# Problem to solve
Reproduce exactly the run of lines from the one containing "Write a Python" through the one containing "rh_pc2 = [0.790, 0.560, 0.322, 0.144, -0.010, -0.232]". Pictures do not belong in the copy.

# Supplied information
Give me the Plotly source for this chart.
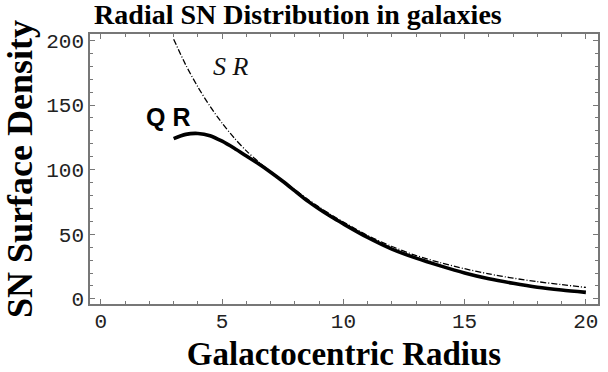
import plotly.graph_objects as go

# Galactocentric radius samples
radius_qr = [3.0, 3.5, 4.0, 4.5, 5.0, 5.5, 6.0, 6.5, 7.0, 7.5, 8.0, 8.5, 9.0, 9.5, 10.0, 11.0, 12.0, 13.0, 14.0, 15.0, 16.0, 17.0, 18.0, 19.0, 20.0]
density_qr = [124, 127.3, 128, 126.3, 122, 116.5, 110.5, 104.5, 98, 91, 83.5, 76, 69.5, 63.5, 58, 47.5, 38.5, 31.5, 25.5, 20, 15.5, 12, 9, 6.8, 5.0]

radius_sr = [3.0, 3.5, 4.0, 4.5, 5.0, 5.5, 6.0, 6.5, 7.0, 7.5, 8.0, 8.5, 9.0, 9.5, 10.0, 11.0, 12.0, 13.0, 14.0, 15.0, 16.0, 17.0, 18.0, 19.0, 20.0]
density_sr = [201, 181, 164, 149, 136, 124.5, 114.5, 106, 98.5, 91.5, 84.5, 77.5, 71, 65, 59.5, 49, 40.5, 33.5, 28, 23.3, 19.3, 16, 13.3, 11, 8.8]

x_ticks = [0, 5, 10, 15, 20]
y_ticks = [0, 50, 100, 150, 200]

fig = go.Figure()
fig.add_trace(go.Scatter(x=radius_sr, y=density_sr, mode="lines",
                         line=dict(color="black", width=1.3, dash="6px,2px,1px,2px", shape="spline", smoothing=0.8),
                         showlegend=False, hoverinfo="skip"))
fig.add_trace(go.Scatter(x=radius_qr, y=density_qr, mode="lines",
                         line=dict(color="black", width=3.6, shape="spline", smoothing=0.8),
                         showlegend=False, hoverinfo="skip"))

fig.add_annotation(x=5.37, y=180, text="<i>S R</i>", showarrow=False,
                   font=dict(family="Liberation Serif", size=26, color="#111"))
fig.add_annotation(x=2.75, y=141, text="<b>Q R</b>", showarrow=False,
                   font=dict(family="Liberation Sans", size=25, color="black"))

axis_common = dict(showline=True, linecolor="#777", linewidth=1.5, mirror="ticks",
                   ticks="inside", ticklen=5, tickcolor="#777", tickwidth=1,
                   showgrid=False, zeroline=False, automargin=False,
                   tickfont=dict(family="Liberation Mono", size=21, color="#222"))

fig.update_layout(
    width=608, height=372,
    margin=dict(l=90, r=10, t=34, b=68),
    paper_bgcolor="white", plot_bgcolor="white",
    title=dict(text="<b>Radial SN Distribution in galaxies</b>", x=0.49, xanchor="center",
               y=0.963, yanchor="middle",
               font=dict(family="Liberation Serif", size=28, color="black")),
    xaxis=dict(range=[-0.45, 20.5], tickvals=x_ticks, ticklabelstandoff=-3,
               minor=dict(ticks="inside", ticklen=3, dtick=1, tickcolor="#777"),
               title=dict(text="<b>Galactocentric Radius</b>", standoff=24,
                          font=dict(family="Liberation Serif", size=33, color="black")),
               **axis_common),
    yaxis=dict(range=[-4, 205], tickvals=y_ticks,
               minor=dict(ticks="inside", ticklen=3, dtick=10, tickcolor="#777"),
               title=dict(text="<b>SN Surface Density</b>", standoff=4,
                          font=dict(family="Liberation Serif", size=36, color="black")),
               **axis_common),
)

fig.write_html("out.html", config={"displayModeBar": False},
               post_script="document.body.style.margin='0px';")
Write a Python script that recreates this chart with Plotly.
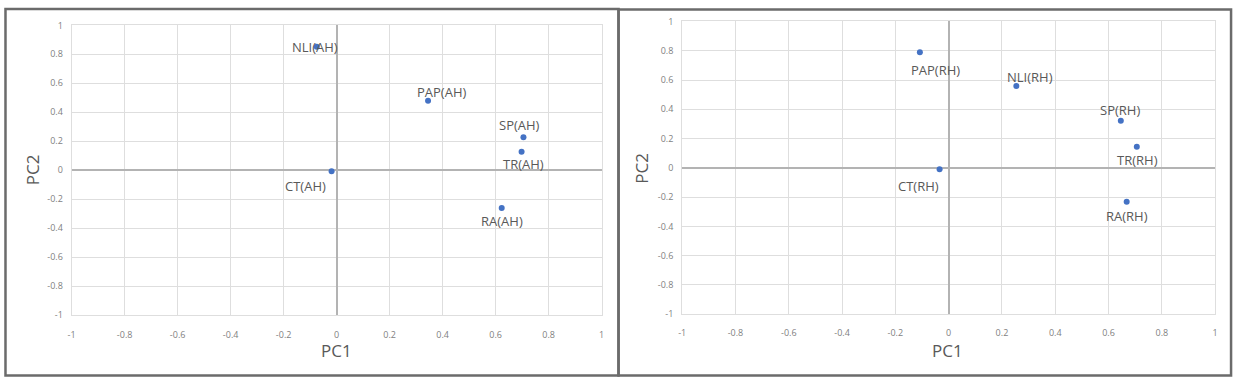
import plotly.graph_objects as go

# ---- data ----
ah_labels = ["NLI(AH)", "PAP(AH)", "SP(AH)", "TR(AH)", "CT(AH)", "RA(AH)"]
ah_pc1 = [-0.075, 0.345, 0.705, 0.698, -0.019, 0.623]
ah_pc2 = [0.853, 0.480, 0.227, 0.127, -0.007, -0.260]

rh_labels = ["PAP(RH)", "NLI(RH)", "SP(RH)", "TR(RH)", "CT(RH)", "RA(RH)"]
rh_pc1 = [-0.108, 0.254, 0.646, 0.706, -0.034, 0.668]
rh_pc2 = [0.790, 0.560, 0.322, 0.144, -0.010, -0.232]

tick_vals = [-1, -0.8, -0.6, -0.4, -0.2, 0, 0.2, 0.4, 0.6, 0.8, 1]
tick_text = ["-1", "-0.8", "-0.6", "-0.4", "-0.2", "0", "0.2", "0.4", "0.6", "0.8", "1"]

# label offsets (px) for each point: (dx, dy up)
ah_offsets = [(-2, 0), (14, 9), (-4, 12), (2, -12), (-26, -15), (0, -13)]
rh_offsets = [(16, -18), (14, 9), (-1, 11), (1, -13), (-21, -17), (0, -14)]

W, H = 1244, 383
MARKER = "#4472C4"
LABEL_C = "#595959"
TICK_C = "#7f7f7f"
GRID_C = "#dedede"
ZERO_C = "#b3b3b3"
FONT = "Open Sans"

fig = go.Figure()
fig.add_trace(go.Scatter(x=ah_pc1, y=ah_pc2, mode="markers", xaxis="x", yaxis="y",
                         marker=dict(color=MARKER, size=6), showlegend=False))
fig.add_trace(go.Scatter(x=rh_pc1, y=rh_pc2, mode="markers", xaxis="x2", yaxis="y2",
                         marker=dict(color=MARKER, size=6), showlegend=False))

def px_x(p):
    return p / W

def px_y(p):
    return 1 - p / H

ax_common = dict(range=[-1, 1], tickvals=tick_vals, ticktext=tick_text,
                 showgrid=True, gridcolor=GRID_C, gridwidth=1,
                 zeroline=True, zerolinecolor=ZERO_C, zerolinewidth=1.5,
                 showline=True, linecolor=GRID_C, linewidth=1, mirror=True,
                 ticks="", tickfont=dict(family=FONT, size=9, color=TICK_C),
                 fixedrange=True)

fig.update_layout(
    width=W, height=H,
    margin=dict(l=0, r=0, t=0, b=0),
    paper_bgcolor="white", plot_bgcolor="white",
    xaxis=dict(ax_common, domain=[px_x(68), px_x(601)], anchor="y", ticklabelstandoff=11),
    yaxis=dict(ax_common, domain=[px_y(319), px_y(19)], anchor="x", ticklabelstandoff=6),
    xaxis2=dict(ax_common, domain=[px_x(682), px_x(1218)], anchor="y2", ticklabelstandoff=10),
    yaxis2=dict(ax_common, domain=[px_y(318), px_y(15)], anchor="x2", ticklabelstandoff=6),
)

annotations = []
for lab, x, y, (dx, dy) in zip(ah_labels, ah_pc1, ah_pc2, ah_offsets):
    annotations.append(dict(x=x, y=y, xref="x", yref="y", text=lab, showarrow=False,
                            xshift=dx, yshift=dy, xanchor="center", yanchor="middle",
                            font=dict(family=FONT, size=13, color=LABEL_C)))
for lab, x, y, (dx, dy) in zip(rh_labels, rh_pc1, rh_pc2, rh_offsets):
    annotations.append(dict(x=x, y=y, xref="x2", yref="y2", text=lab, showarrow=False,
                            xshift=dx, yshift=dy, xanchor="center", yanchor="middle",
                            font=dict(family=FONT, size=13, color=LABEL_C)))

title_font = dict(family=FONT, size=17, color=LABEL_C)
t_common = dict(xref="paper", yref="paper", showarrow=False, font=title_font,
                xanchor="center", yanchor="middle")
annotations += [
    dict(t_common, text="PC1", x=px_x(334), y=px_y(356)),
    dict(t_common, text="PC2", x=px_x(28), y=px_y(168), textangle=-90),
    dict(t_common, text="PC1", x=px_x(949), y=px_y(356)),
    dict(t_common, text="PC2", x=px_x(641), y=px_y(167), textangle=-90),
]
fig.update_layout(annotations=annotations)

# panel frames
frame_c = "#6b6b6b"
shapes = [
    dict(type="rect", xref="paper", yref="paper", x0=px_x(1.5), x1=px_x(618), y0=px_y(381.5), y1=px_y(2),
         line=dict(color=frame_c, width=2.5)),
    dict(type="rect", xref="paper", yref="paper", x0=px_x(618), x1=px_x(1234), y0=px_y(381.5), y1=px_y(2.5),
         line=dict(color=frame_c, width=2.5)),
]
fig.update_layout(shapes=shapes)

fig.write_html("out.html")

# Response to the exercise
Write a Python script that recreates this chart with Plotly.
import plotly.graph_objects as go

# ---- data ----
ah_labels = ["NLI(AH)", "PAP(AH)", "SP(AH)", "TR(AH)", "CT(AH)", "RA(AH)"]
ah_pc1 = [-0.075, 0.345, 0.705, 0.698, -0.019, 0.623]
ah_pc2 = [0.853, 0.480, 0.227, 0.127, -0.007, -0.260]

rh_labels = ["PAP(RH)", "NLI(RH)", "SP(RH)", "TR(RH)", "CT(RH)", "RA(RH)"]
rh_pc1 = [-0.108, 0.254, 0.646, 0.706, -0.034, 0.668]
rh_pc2 = [0.790, 0.560, 0.322, 0.144, -0.010, -0.232]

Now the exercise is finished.